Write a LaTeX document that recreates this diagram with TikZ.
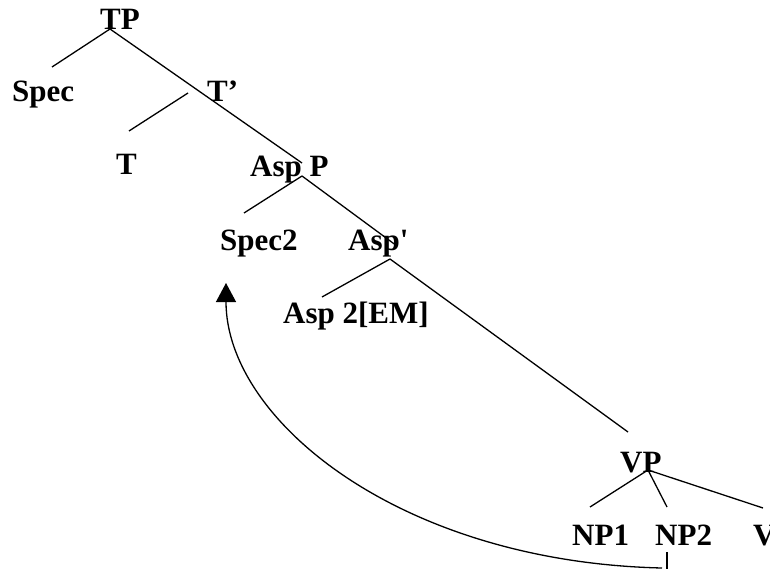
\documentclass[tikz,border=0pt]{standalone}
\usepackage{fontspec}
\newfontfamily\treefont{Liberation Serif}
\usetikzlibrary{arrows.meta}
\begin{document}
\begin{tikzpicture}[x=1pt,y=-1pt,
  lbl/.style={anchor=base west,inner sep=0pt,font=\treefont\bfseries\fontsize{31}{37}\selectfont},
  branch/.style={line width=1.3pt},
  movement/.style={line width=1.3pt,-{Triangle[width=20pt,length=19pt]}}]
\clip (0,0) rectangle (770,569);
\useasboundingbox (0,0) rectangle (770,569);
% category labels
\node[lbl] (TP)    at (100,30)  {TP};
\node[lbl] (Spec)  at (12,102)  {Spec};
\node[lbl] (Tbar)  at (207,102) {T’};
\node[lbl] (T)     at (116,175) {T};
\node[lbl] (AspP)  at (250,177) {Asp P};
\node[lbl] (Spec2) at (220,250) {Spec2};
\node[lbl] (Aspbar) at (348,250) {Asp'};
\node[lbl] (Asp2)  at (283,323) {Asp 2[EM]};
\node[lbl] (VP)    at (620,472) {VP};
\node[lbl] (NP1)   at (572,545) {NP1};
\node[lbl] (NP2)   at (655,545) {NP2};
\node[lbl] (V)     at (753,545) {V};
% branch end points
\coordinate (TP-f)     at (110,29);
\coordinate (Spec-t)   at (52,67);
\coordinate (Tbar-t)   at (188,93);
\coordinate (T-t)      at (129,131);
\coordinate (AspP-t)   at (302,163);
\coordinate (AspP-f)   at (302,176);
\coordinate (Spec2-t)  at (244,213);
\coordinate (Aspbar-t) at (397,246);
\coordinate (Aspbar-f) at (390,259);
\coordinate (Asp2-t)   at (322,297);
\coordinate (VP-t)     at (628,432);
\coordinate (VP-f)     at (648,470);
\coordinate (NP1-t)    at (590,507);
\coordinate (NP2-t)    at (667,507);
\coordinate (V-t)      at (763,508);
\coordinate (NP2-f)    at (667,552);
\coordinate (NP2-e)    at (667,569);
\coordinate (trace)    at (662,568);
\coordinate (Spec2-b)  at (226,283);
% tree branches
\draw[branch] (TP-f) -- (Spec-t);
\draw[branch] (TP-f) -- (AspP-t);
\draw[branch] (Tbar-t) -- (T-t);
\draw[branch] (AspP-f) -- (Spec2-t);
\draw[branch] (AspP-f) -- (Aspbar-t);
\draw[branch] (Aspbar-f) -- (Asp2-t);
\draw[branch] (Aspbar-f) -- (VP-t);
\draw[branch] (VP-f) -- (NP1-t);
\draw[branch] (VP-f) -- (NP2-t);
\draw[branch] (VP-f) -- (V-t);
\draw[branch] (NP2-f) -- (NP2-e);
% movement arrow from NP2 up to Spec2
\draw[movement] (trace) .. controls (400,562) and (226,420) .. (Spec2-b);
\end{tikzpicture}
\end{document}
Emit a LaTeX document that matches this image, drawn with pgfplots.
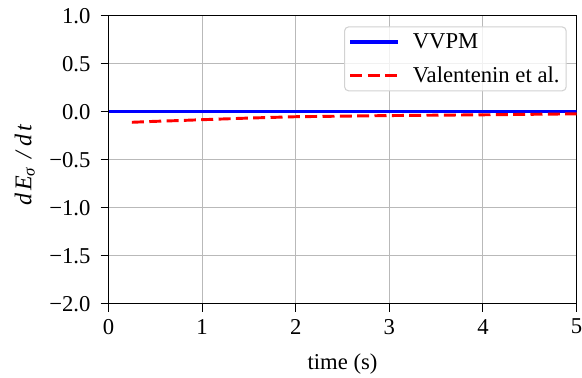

........

§ **What to work on**
Scan the data for the word "that" and copy every line where it shows up.

§ **Full answer**
Write a LaTeX document that recreates this diagram with TikZ.
Emit a LaTeX document that matches this image, drawn with pgfplots.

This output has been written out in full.